I think you may have an extra factor of 2 somewhere.  For D<0.01" I get:

R > OW/2D = (0.75*3.875)/(2*0.01) = 145"

which requires a bit under 6" of run.  But more is better.

[ednadolski]

Let R be the radius of the vertical curve, W be the wheelbase of your car or loco, and O be the overhang of the coupler from the truck centre, as in this diagram:



The main quantity of interest is the length D (in red): the distance the coupler sags below its nominal height above the rails.  This is given by

D = O sin θ.

I'm probably overlooking something elementary, but I am not seeing where you get this from the drawing.

Ed

[jagged ben]

I think you may have an extra factor of 2 somewhere.  For D<0.01" I get:

R > OW/2D = (0.75*3.875)/(2*0.01) = 145"

which requires a bit under 6" of run.  But more is better.

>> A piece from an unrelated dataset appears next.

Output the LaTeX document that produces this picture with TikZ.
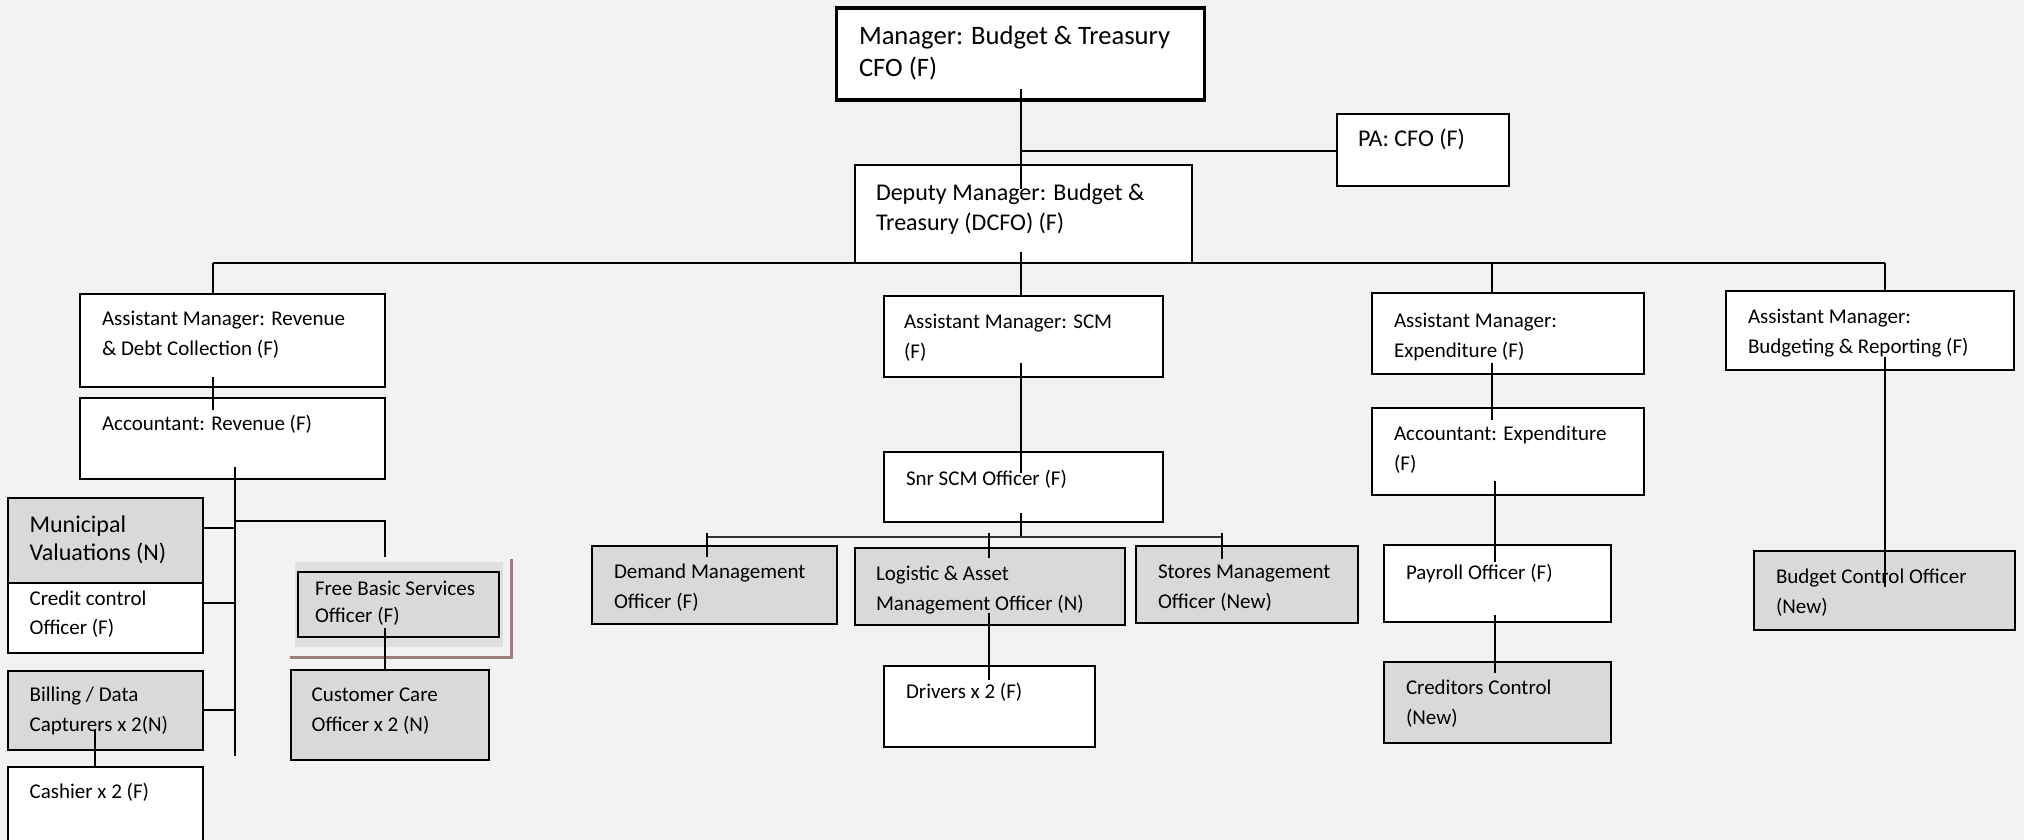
\documentclass[tikz,border=0pt]{standalone}
\usepackage{fontspec}
\setmainfont{Carlito}
\definecolor{bg}{HTML}{F2F2F2}
\definecolor{boxgray}{HTML}{D9D9D9}
\definecolor{shade}{HTML}{DFDFDF}
\definecolor{rose}{HTML}{A07E7E}
\definecolor{busgray}{HTML}{333333}
\tikzset{
 obox/.style={draw=black, line width=1pt, fill=white, inner sep=0pt, outer sep=0pt, anchor=north west},
 grey/.style={obox, fill=boxgray},
 topbox/.style={obox, line width=1.8pt},
 backbox/.style={draw=none, fill=shade, inner sep=0pt, outer sep=0pt, anchor=north west},
 link/.style={draw=black, line width=1pt},
 glink/.style={draw=busgray, line width=0.9pt},
 txt/.style={anchor=base west, inner sep=0pt, outer sep=0pt, font=\fontsize{10.5}{15}\selectfont},
}
\newcommand\orgbox[6]{\node[#2, minimum width={(#5-#3)*0.5pt}, minimum height={(#6-#4)*0.5pt}] (#1) at (#3,#4) {};}
\newcommand\orgtext[5]{\node[txt,#4] (#1) at (#2,#3) {\begin{tabular}[t]{@{}l@{}}#5\end{tabular}};}
\begin{document}
\begin{tikzpicture}[x=0.5pt,y=-0.5pt]
\fill[bg] (0,0) rectangle (2024,840);
\useasboundingbox (0,0) rectangle (2024,840);
% boxes
\orgbox{cfo}{topbox}{836.5}{8}{1204.5}{100}
\orgbox{pa}{obox}{1336.5}{114}{1509}{186}
\orgbox{dep}{obox}{855}{165}{1192}{263}
\orgbox{amrev}{obox}{80}{294}{385}{387}
\orgbox{accrev}{obox}{80}{398}{385}{479}
\orgbox{amscm}{obox}{884}{296}{1163}{377}
\orgbox{snrscm}{obox}{884}{452}{1163}{522}
\orgbox{amexp}{obox}{1372}{293}{1644}{374}
\orgbox{accexp}{obox}{1372}{408}{1644}{495}
\orgbox{ambudg}{obox}{1726}{291}{2014}{370}
\orgbox{muni}{grey}{8}{498}{203}{583}
\orgbox{credit}{obox}{8}{583}{203}{653}
\orgbox{billing}{grey}{8}{671}{203}{750}
\orgbox{cashier}{obox}{8}{767}{203}{850}
\orgbox{fbsback}{backbox}{295}{562}{503}{647}
\orgbox{fbs}{grey}{298}{572}{499}{637}
\draw[rose, line width=1.5pt] (290,657) -- (511,657) -- (511,559);
\orgbox{cust}{grey}{291}{670}{489}{760}
\orgbox{demand}{grey}{592}{546}{837}{624}
\orgbox{logistic}{grey}{855}{548}{1125}{625}
\orgbox{stores}{grey}{1136}{546}{1358}{623}
\orgbox{drivers}{obox}{884}{666}{1095}{747}
\orgbox{payroll}{obox}{1384}{545}{1611}{622}
\orgbox{creditors}{grey}{1384}{662}{1611}{743}
\orgbox{budctrl}{grey}{1754}{551}{2015}{630}
% texts
\orgtext{cfo-t}{859}{45}{font=\fontsize{13.3}{16}\selectfont}{Manager: Budget \& Treasury\\CFO (F)}
\orgtext{pa-t}{1358}{147}{font=\fontsize{12}{15}\selectfont}{PA: CFO (F)}
\orgtext{dep-t}{876}{200}{font=\fontsize{12}{15}\selectfont}{Deputy Manager: Budget \&\\Treasury (DCFO) (F)}
\orgtext{amrev-t}{102}{325}{}{Assistant Manager: Revenue\\\& Debt Collection (F)}
\orgtext{accrev-t}{102}{430}{}{Accountant: Revenue (F)}
\orgtext{amscm-t}{904}{328}{}{Assistant Manager: SCM\\(F)}
\orgtext{snrscm-t}{906}{485}{}{Snr SCM Officer (F)}
\orgtext{amexp-t}{1394}{327}{}{Assistant Manager:\\Expenditure (F)}
\orgtext{accexp-t}{1394}{440}{}{Accountant: Expenditure\\(F)}
\orgtext{ambudg-t}{1748}{323}{}{Assistant Manager:\\Budgeting \& Reporting (F)}
\orgtext{muni-t}{29.6}{532}{font=\fontsize{12}{14}\selectfont}{Municipal\\Valuations (N)}
\orgtext{credit-t}{29.6}{605}{font=\fontsize{10.5}{14.5}\selectfont}{Credit control\\Officer (F)}
\orgtext{billing-t}{29.6}{701}{}{Billing / Data\\Capturers x 2(N)}
\orgtext{cashier-t}{29.6}{798}{}{Cashier x 2 (F)}
\orgtext{fbs-t}{315}{595}{font=\fontsize{10.5}{13.5}\selectfont}{Free Basic Services\\Officer (F)}
\orgtext{cust-t}{311.6}{701}{}{Customer Care\\Officer x 2 (N)}
\orgtext{demand-t}{614}{578}{}{Demand Management\\Officer (F)}
\orgtext{logistic-t}{876}{580}{}{Logistic \& Asset\\Management Officer (N)}
\orgtext{stores-t}{1158}{578}{}{Stores Management\\Officer (New)}
\orgtext{drivers-t}{906}{698}{}{Drivers x 2 (F)}
\orgtext{payroll-t}{1406}{579}{}{Payroll Officer (F)}
\orgtext{creditors-t}{1406}{694}{}{Creditors Control\\(New)}
\orgtext{budctrl-t}{1776}{583}{}{Budget Control Officer\\(New)}
% connector points
\coordinate (cfoL) at (1021,89);
\coordinate (depU) at (1021,189);
\coordinate (paJ) at (1021,151);
\coordinate (depL) at (1021,252);
\coordinate (busL) at (213,263);
\coordinate (busE) at (1492,263);
\coordinate (busR) at (1885,263);
\coordinate (amrevL) at (213,377);
\coordinate (accrevU) at (213,410);
\coordinate (revV1) at (235,467);
\coordinate (revV2) at (235,756);
\coordinate (hM) at (235,528);
\coordinate (hC) at (235,603);
\coordinate (hB) at (235,710);
\coordinate (fbsJ) at (235,521);
\coordinate (fbsD) at (385,557);
\coordinate (fbsL) at (385,628);
\coordinate (billL) at (95,730);
\coordinate (scmA) at (1021,363);
\coordinate (scmB) at (1021,473);
\coordinate (snrL) at (1021,513);
\coordinate (scmbusM) at (1021,537);
\coordinate (scmbusL) at (707,537);
\coordinate (scmbusR) at (1222,537);
\coordinate (demT) at (707,533);
\coordinate (logT) at (989,533);
\coordinate (stoT) at (1222,533);
\coordinate (demU) at (707,557);
\coordinate (logU) at (989,558);
\coordinate (stoU) at (1222,559);
\coordinate (logL) at (989,613);
\coordinate (drvU) at (989,680);
\coordinate (amexpL) at (1492,363);
\coordinate (accexpU) at (1492,420);
\coordinate (accexpL) at (1494.7,481);
\coordinate (payU) at (1494.7,562);
\coordinate (payL) at (1495,615);
\coordinate (credU) at (1495,673);
\coordinate (ambudgL) at (1885,357);
\coordinate (bcU) at (1885,587);
% connectors
\draw[link] (cfoL) -- (depU);
\draw[link] (paJ) -- (pa.west |- paJ);
\draw[link] (depL) -- (amscm.north -| depL);
\draw[link] (busL) -- (busR);
\draw[link] (busL) -- (amrev.north -| busL);
\draw[link] (busE) -- (amexp.north -| busE);
\draw[link] (busR) -- (ambudg.north -| busR);
\draw[link] (amrevL) -- (accrevU);
\draw[link] (revV1) -- (revV2);
\draw[link] (hM) -- (muni.east |- hM);
\draw[link] (hC) -- (credit.east |- hC);
\draw[link] (hB) -- (billing.east |- hB);
\draw[link] (fbsJ) -| (fbsD);
\draw[link] (fbsL) -- (cust.north -| fbsL);
\draw[link] (billL) -- (cashier.north -| billL);
\draw[link] (scmA) -- (scmB);
\draw[link] (snrL) -- (scmbusM);
\draw[glink] (scmbusL) -- (scmbusR);
\draw[link] (demT) -- (demU);
\draw[link] (logT) -- (logU);
\draw[link] (stoT) -- (stoU);
\draw[link] (logL) -- (drvU);
\draw[link] (amexpL) -- (accexpU);
\draw[link] (accexpL) -- (payU);
\draw[link] (payL) -- (credU);
\draw[link] (ambudgL) -- (bcU);
\end{tikzpicture}
\end{document}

Oops, you're right.  And that's good.  This is why it's better when someone else does it.

[John]

Just lay the track and see if it works .. all this trig and geometry is making my head hurt 

[jagged ben]

I'm probably overlooking something elementary, but I am not seeing where you get this from the drawing.

Ed

Yeah I noticed that Gary is over simplifying a bit. But for our purposes it doesn't matter. Visualize a line perpendicular to R  where it meets O and the circle.  The angle between that line and O is Theta. I'm not going to write up a proof but it would involve properties of triangles.    As to whether D should be perpendicular to O or to this new line, it might matter in another application.  But at one or two degrees the difference in choice of hypotenuse is 0.1%, which is well within the margin of error of what we're trying to calculate.

[nkalanaga]

In Windows XP, Theta can be found in Programs/Accessories/System Tools/Character Map.  Copy and paste it from there to your document or web page.

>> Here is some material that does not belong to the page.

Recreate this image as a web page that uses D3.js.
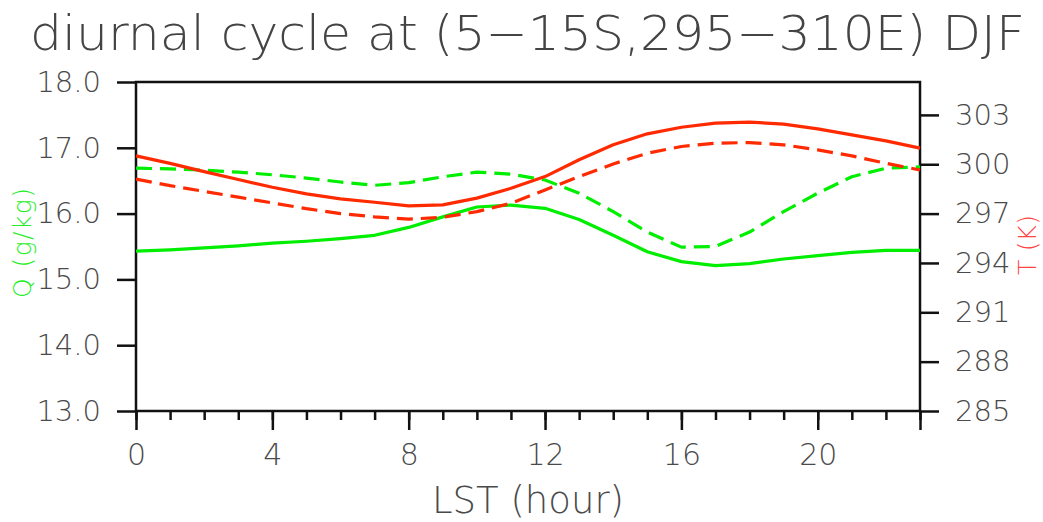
<!DOCTYPE html>
<html>
<head>
<meta charset="utf-8">
<script src="https://cdn.jsdelivr.net/npm/d3@7"></script>
<style>
  body { margin: 0; background: #fff; }
  text { font-family: "DejaVu Sans", sans-serif; font-weight: 200; }
</style>
</head>
<body>
<div id="chart"></div>
<script>
var hours = d3.range(0, 24)

// specific humidity (g/kg)
var qSolid = [15.43, 15.45, 15.48, 15.51, 15.55, 15.58, 15.62, 15.67, 15.79, 15.95, 16.10, 16.13,
              16.08, 15.91, 15.67, 15.42, 15.27, 15.21, 15.24, 15.31, 15.36, 15.41, 15.44, 15.44]
var qDashed = [16.69, 16.68, 16.66, 16.63, 16.59, 16.54, 16.48, 16.43, 16.47, 16.56, 16.63, 16.60,
               16.51, 16.31, 16.03, 15.72, 15.49, 15.50, 15.72, 16.03, 16.31, 16.56, 16.69, 16.71]

// temperature (K)
var tSolid = [300.51, 300.05, 299.55, 299.07, 298.6, 298.2, 297.9, 297.69, 297.47, 297.53, 297.94, 298.54,
              299.25, 300.27, 301.18, 301.85, 302.25, 302.50, 302.56, 302.44, 302.15, 301.79, 301.42, 300.98]
var tDashed = [299.1, 298.7, 298.35, 298.0, 297.65, 297.3, 297.0, 296.8, 296.66, 296.78, 297.12, 297.63,
               298.44, 299.25, 300.02, 300.67, 301.08, 301.28, 301.32, 301.18, 300.87, 300.51, 300.06, 299.65]

var qTicks = [13, 14, 15, 16, 17, 18]
var tTicks = [285, 288, 291, 294, 297, 300, 303]
var xTicks = [0, 4, 8, 12, 16, 20]

var W = 1043, H = 522
var margin = { top: 82, right: 123, bottom: 111, left: 136 }
var width = W - margin.left - margin.right
var height = H - margin.top - margin.bottom

var green = "#00ee00"
var red = "#ff2a00"

var svg = d3.select("#chart").append("svg")
    .attr("width", W)
    .attr("height", H)

var g = svg.append("g")
    .attr("transform", "translate(" + margin.left + "," + margin.top + ")")

var x = d3.scaleLinear().domain([0, 23]).range([0, width])
var yQ = d3.scaleLinear().domain([13, 18]).range([height, 0])
var yT = d3.scaleLinear().domain([285, 305]).range([height, 0])

// axes
var xMinor = g.append("g")
    .attr("transform", "translate(0," + height + ")")
    .call(d3.axisBottom(x).tickValues(hours).tickSize(9).tickFormat(""))
var xAxis = g.append("g")
    .attr("transform", "translate(0," + height + ")")
    .call(d3.axisBottom(x).tickValues(xTicks.concat([23])).tickSize(19).tickPadding(14)
        .tickFormat(function(d) { return d == 23 ? "" : d }))
var leftAxis = g.append("g")
    .call(d3.axisLeft(yQ).tickValues(qTicks).tickSize(19).tickPadding(16).tickFormat(d3.format(".1f")))
var rightAxis = g.append("g")
    .attr("transform", "translate(" + width + ",0)")
    .call(d3.axisRight(yT).tickValues(tTicks).tickSize(19).tickPadding(16))

;[xMinor, xAxis, leftAxis, rightAxis].forEach(function(a) {
    a.select(".domain").remove()
    a.selectAll("line").attr("stroke", "#111").attr("stroke-width", 2.5)
    a.selectAll("text").attr("fill", "#4a4a4a").style("font-size", "29px")
})
xAxis.selectAll("text").style("font-size", "30px")

// frame
g.append("rect")
    .attr("width", width)
    .attr("height", height)
    .attr("fill", "none")
    .attr("stroke", "#111")
    .attr("stroke-width", 2.5)

var lineQ = d3.line()
    .x(function(d, i) { return x(hours[i]) })
    .y(function(d) { return yQ(d) })
var lineT = d3.line()
    .x(function(d, i) { return x(hours[i]) })
    .y(function(d) { return yT(d) })

var series = [
    { data: qDashed, line: lineQ, color: green, dash: "16,8" },
    { data: qSolid, line: lineQ, color: green, dash: null },
    { data: tDashed, line: lineT, color: red, dash: "16,8" },
    { data: tSolid, line: lineT, color: red, dash: null }
]

g.selectAll(".series")
    .data(series)
    .enter().append("path")
    .attr("class", "series")
    .attr("d", function(d) { return d.line(d.data) })
    .attr("fill", "none")
    .attr("stroke", function(d) { return d.color })
    .attr("stroke-width", 3.2)
    .attr("stroke-linejoin", "round")
    .attr("stroke-dasharray", function(d) { return d.dash })

// titles
svg.append("text")
    .attr("x", 30)
    .attr("y", 50)
    .attr("textLength", 995)
    .attr("lengthAdjust", "spacingAndGlyphs")
    .attr("fill", "#444")
    .style("font-size", "48px")
    .text("diurnal cycle at (5\u221215S,295\u2212310E) DJF")

svg.append("text")
    .attr("x", 528)
    .attr("y", 513)
    .attr("text-anchor", "middle")
    .attr("fill", "#4a4a4a")
    .style("font-size", "37px")
    .text("LST (hour)")

svg.append("text")
    .attr("transform", "translate(31,243) rotate(-90)")
    .attr("text-anchor", "middle")
    .attr("fill", "#22ee22")
    .style("font-size", "25px")
    .attr("textLength", 110)
    .text("Q (g/kg)")

svg.append("text")
    .attr("transform", "translate(1036,245) rotate(-90)")
    .attr("text-anchor", "middle")
    .attr("fill", "#ff4444")
    .style("font-size", "25px")
    .attr("textLength", 60)
    .text("T (K)")
</script>
</body>
</html>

Θ is the Arial upper case version, θ is the lower case.  What your screen will show depends on the font your browser uses, how Railwire stores text, and whether your font even has Greek letters.  Not all do.

[GaryHinshaw]

I'm probably overlooking something elementary, but I am not seeing where you get this from the drawing.

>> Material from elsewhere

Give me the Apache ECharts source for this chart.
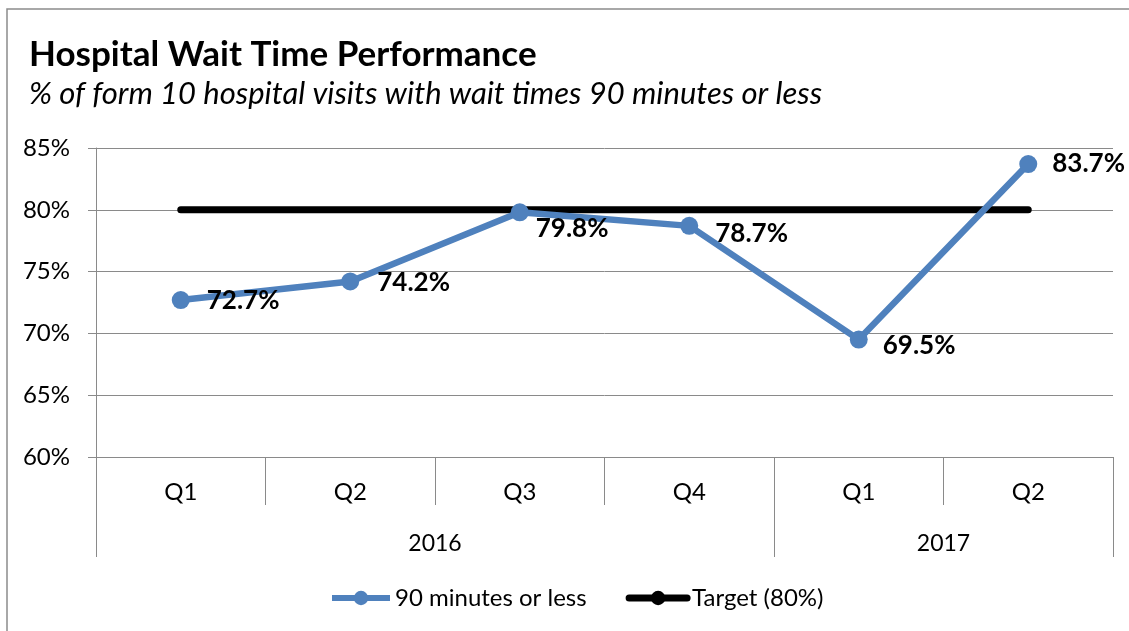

As jb notes, my expression for D neglects the curvature of the track over the distance of the coupler overhang, O, so it neglects terms of order (O/W), which can be as large as 20% for, e.g., an auto rack.   At the risk of alienating 98% of our members with some more algebra, we can get an exact expression for D using the Pythagorean theorem.  Let L be the (vertical) distance from the centre of the circle to the mid-point of the car, then the inner triangle sides satisfy

L² + (W/2)² = R²

while the outer triangle sides satisfy

L² + (W/2 + O)² = (R+D)².

Subtract the first equation from the second to eliminate L², then, after some algebra, we get

2RD + D² = OW + O².

Now, the second term on the left-hand-side is very small compared to the first: D/2R ~ 0.001, so we neglect it (and make a ~0.1% error in the process).   The second term on the right-hand-side isn't quite as negligible: O/W ~ 0.1-0.2, depending on the car, so let's keep it.  We then have

D = OW/2R + O²/2R

This differs from my earlier answer by a factor (1+O/W) = 1.2 for the auto rack example, and more like 1.1 for a more typical overhang.

And now back to trains.   

[tom mann]

Something tells me that if you understand @GaryHinshaw 's math here, you would do well in one of his classes.

[trainforfun]

Just lay the track and see if it works .. all this trig and geometry is making my head hurt 

I agree , but also impressed by some Railwire people with math !!!

[ednadolski]

Thanks Gary!   I used to be better at this sort of thing but that was a really long time ago <sheepish>

Ed

[nkalanaga]

I suspect that the civil engineers have a book full of tables for all of this, and they just look up the appropriate numbers!